This past weekend I was invited by Mindy Seu and the Washington Project for the Arts to be a Keynote Listener at the “How Can We Gather Now?” symposium. Other Keynote Listeners included Mayah Lovell and Fabiola Ching of dykes day, collaborators who I had the absolute pleasure of seeing in person for the first time in years. We embraced each other in one of those familial hugs and I listened for the time that had passed. I attended the “Conjuring for kitchens, dancefloors, and the cosmos” session organized by Mēlani N. Douglass in conversation with Nzinga Tull and I listened for the ancestors in the room joining in the collective laughter and reverberating relief as the sound of punk music traveled (as it does) from down the hall and softly trickled in from under the door. At lunch we broke pita bread, feasted on salmon, and savored the sweetness of brownies and conversation while talking about the failures of the state, wealth redistribution, and how the shape of fear often mirrors the absence of social affordances and I listened for all the bodies that should have been at the table but weren’t invited.

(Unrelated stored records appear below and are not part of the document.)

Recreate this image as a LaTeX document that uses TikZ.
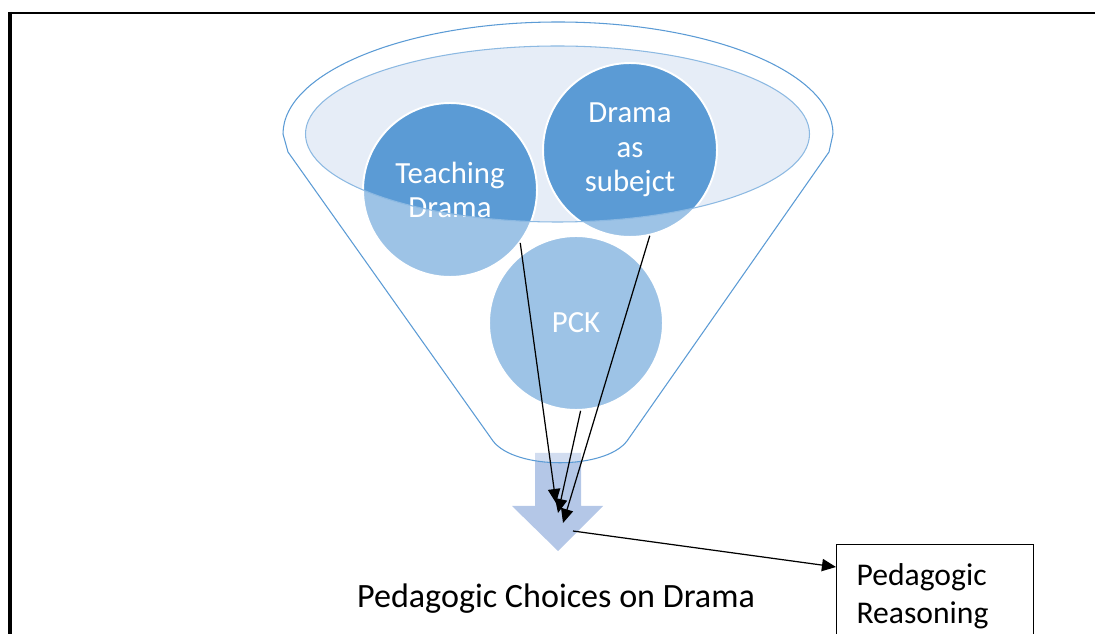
\documentclass[tikz,border=0pt]{standalone}
\usepackage{fontspec}
\setmainfont{Carlito}
\usetikzlibrary{arrows.meta}
\definecolor{dkblue}{HTML}{5B9BD5}
\definecolor{ltblue}{HTML}{9DC3E6}
\definecolor{paleblue}{HTML}{E6EDF7}
\definecolor{arrowblue}{HTML}{B4C7E7}

\begin{document}
\begin{tikzpicture}[
  x=0.02cm, y=-0.02cm,
  bubble/.style={circle, draw=white, line width=1.1pt, fill=ltblue,
                 minimum size=3.48cm, inner sep=0pt, align=center,
                 text=white, font=\fontsize{17.5}{19.5}\selectfont,
                 path picture={\fill[dkblue] (rim) ellipse [x radius=252, y radius=88];}},
  box/.style={draw, line width=0.6pt, anchor=north west, align=left,
              text width=3.14cm, inner xsep=0.4cm, inner ysep=0.38cm,
              font=\fontsize{18}{21.5}\selectfont},
  arr/.style={-{Triangle[length=8pt, width=7pt]}, line width=0.7pt}
]
\useasboundingbox (0,0) rectangle (1095,634);
\clip (0,0) rectangle (1095,634);
\draw[line width=1.2pt] (8,13) -- (1095,13);
\draw[line width=2.3pt] (10,12) -- (10,634);

\coordinate (rim) at (557.5,134);
\coordinate (tip1) at (556,503);
\coordinate (tip2) at (558,513);
\coordinate (tip3) at (563,523);
\coordinate (src) at (573,531);

\fill[arrowblue] (535,453) -- (581,453) -- (581,506) -- (603,506) -- (558,551)
  -- (512,506) -- (535,506) -- cycle;
\draw[dkblue, line width=0.6pt, fill=white, fill opacity=0.4]
  (288,152) -- (283,134) arc[start angle=180, end angle=360, x radius=275, y radius=112]
  -- (829,152) -- (627,441) .. controls (605,470) and (515,470) .. (493,441) -- cycle;
\fill[paleblue] (rim) ellipse [x radius=252, y radius=88];

\node[bubble] (pck) at (576,323) {PCK};
\node[bubble] (td) at (450,190) {Teaching\\Drama};
\node[bubble] (das) at (630,150) {Drama\\as\\subejct};
\draw[dkblue!70, line width=0.6pt] (rim) ellipse [x radius=252, y radius=88];

\node[font=\fontsize{19.4}{23}\selectfont, anchor=base] (choice) at (556,607)
  {Pedagogic Choices on Drama};
\node[box] (reason) at (836,544) {Pedagogic\\Reasoning};

\draw[arr] (td.-37) -- (tip1);
\draw[arr] (pck.-87) -- (tip2);
\draw[arr] (das.-77) -- (tip3);
\draw[arr] (src) -- ([yshift=-0.46cm]reason.north west);
\end{tikzpicture}
\end{document}
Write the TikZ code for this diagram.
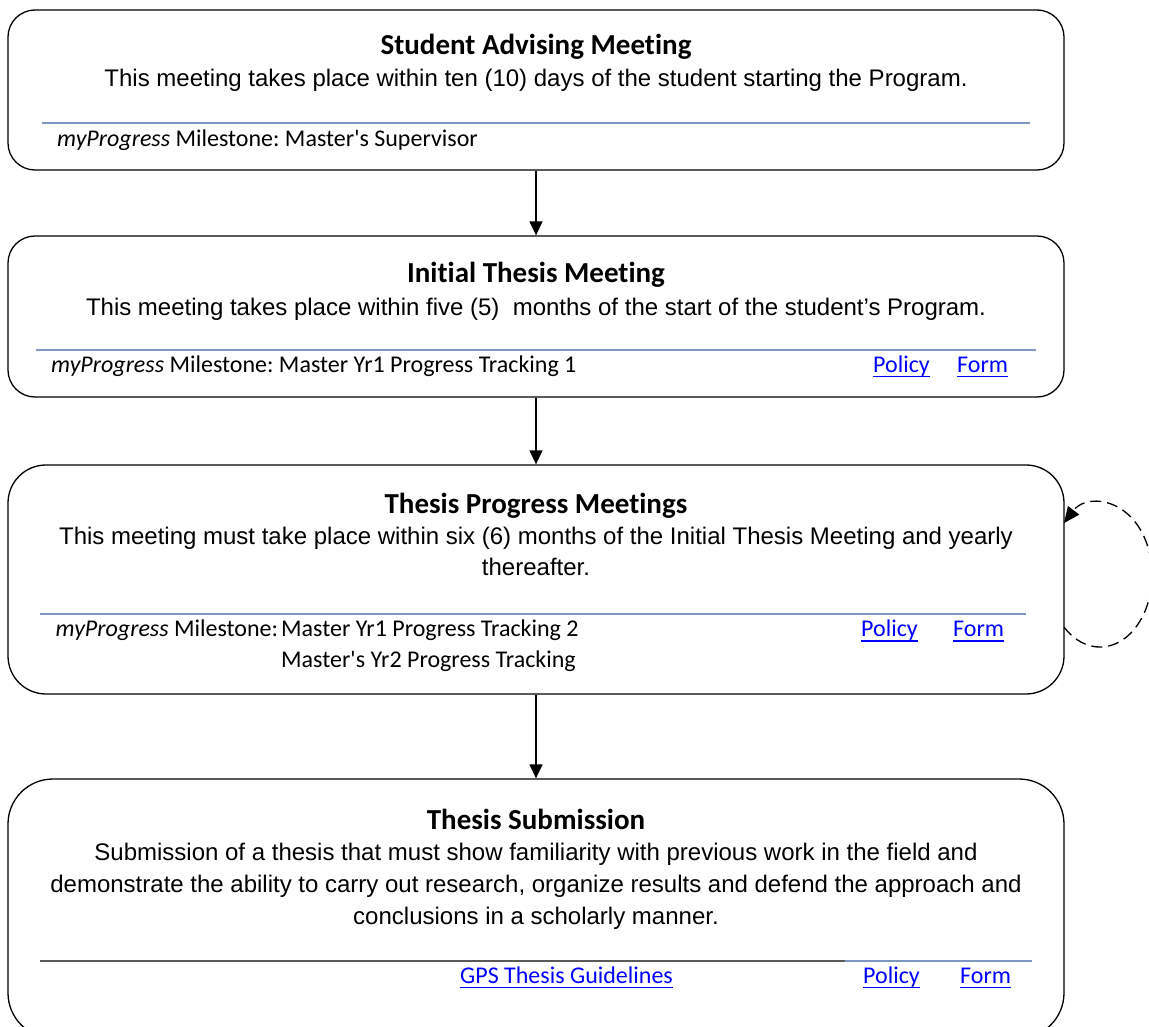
\documentclass[tikz,border=0pt]{standalone}
\usepackage{fontspec}
\setmainfont{Liberation Sans}
\newfontfamily\calibri[Ligatures=NoCommon]{Carlito}
\usetikzlibrary{arrows.meta}
\definecolor{ruleblue}{RGB}{126,151,193}
\definecolor{rulegray}{RGB}{89,89,89}
\definecolor{linkblue}{RGB}{0,0,255}
\newcommand{\lnk}[1]{\textcolor{linkblue}{\sbox0{#1}\rlap{\rule[-5.3pt]{\wd0}{1.6pt}}\usebox0}}
\frenchspacing
\begin{document}
\begin{tikzpicture}[x=1pt,y=1pt,
  meetbox/.style={draw=black,line width=1.3pt,rounded corners=#1,inner sep=0pt,minimum width=1056pt},
  headtxt/.style={anchor=base,inner sep=0pt,font=\calibri\bfseries\fontsize{29}{31}\selectfont},
  bodytxt/.style={anchor=base,inner sep=0pt,font=\fontsize{24}{31}\selectfont},
  milestxt/.style={anchor=base west,inner sep=0pt,font=\calibri\fontsize{24}{31}\selectfont},
  steparrow/.style={line width=1.3pt,-{Triangle[length=14pt,width=13pt]}},
  rulebar/.style={ruleblue,line width=1.5pt}]
  \useasboundingbox (0,0) rectangle (1149,-1027);
  % boxes
  \node[meetbox=27pt,minimum height=160pt] (advising) at (536,-90) {};
  \node[meetbox=27pt,minimum height=161pt] (initial) at (536,-316.5) {};
  \node[meetbox=38pt,minimum height=229pt] (progress) at (536,-579.5) {};
  \node[meetbox=45pt,minimum height=259pt] (submission) at (536,-908.5) {};
  % student advising meeting
  \node[headtxt] (advisinghead) at (536,-55) {Student Advising Meeting};
  \node[bodytxt] (advisingbody) at (536,-87) {This meeting takes place within ten (10) days of the student starting the Program.};
  \draw[rulebar] (42,-123) -- (1030,-123);
  \node[milestxt] (advisingmile) at (57,-147) {\textit{myProgress} Milestone: Master's Supervisor};
  % initial thesis meeting
  \node[headtxt] (initialhead) at (536,-283) {Initial Thesis Meeting};
  \node[bodytxt] (initialbody) at (536,-315) {This meeting takes place within five (5)\ \ months of the start of the student’s Program.};
  \draw[rulebar] (36,-350) -- (1036,-350);
  \node[milestxt] (initialmile) at (51,-372) {\textit{myProgress} Milestone: Master Yr1 Progress Tracking 1};
  \node[milestxt] (initialpolicy) at (873,-372) {\lnk{Policy}};
  \node[milestxt] (initialform) at (957,-372) {\lnk{Form}};
  % thesis progress meetings
  \node[headtxt] (progresshead) at (536,-513) {Thesis Progress Meetings};
  \node[bodytxt] (progressbodya) at (536,-544) {This meeting must take place within six (6) months of the Initial Thesis Meeting and yearly};
  \node[bodytxt] (progressbodyb) at (536,-575) {thereafter.};
  \draw[rulebar] (40,-614) -- (1026,-614);
  \node[milestxt] (progressmile) at (55.5,-636.5) {\textit{myProgress} Milestone:};
  \node[milestxt] (progressyra) at (281,-636.5) {Master Yr1 Progress Tracking 2};
  \node[milestxt] (progressyrb) at (281,-667) {Master's Yr2 Progress Tracking};
  \node[milestxt] (progresspolicy) at (861,-636.5) {\lnk{Policy}};
  \node[milestxt] (progressform) at (953,-636.5) {\lnk{Form}};
  % thesis submission
  \node[headtxt] (submissionhead) at (536,-829) {Thesis Submission};
  \node[bodytxt] (submissionbodya) at (536,-860) {Submission of a thesis that must show familiarity with previous work in the field and};
  \node[bodytxt] (submissionbodyb) at (536,-892) {demonstrate the ability to carry out research, organize results and defend the approach and};
  \node[bodytxt] (submissionbodyc) at (536,-924) {conclusions in a scholarly manner.};
  \draw[rulegray,line width=1.5pt] (40,-961) -- (844.5,-961);
  \draw[rulebar] (844.5,-961) -- (1032,-961);
  \node[milestxt] (submissionguide) at (460,-983) {\lnk{GPS Thesis Guidelines}};
  \node[milestxt] (submissionpolicy) at (863,-983) {\lnk{Policy}};
  \node[milestxt] (submissionform) at (960,-983) {\lnk{Form}};
  % arrows
  \draw[steparrow] (advising.south) -- (initial.north);
  \draw[steparrow] (initial.south) -- (progress.north);
  \draw[steparrow] (progress.south) -- (submission.north);
  % yearly loop
  \coordinate (loopout) at (1064,-627);
  \coordinate (loopin) at (1064,-523);
  \draw[line width=1.3pt,dash pattern=on 11pt off 6pt,-{Triangle[length=16pt,width=14pt]}]
    (loopout) arc[start angle=226.2,end angle=493.8,x radius=52,y radius=72];
\end{tikzpicture}
\end{document}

This invitation to be a Keynote Listener is transforming my practice in ways I wasn’t prepared to anticipate. On the ride home I listened to all my anxieties about leaving the symposium early. I always have a 3-4 hours max capacity for these kinds of conference style gatherings. That day, I helped hold intimate moments with my mom sharing family updates best disclosed in person and I listened to my guilt about this being my first visit back home since Christmas despite only being a 2 hour drive away. I spent most of Saturday with my childhood best friend alongside the audio of Lola Brooke and cracking crab legs as we caught up after weeks of missing our weekly check-ins and I listened for everything we’d never share. This weekend I listened for all we don’t have the words for, all we’re unprepared to feel. The pain in my back from the previous day lingered, I listened for relief. I listened for all the things that could never be named, only sung if our bodies were invited to the table.
What I appreciated most about the “How Can We Gather Now?” symposium was how it centered an activation of the sensorium — there was drumming, film, karaoke, conjuring, umami, song, and soil. Over the next few weeks I’ll be working with the data of the symposium to contribute to its textual and visual archive alongside the other Keynote Listener’s notes. As an experimental data researcher, gatherer, and composter I am stumbling away still processing, still tangled in thought, still longing for all those who weren’t invited, still curious about all the data we leave on the floor. What does my grief taste like? What does my desire smell like? What is the texture of my fear? What do my needs sound like? How can we gather now and what does that look like? This weekend presented a portrait of possibility. Now I’m listening for the data my sensorium is inviting me to sweep up, information my body has gifted me that I have so often left on the floor. Begging to be invited to the table, it turns out the needs of my body are loud as fuck. Maybe I’ll sing about them one day.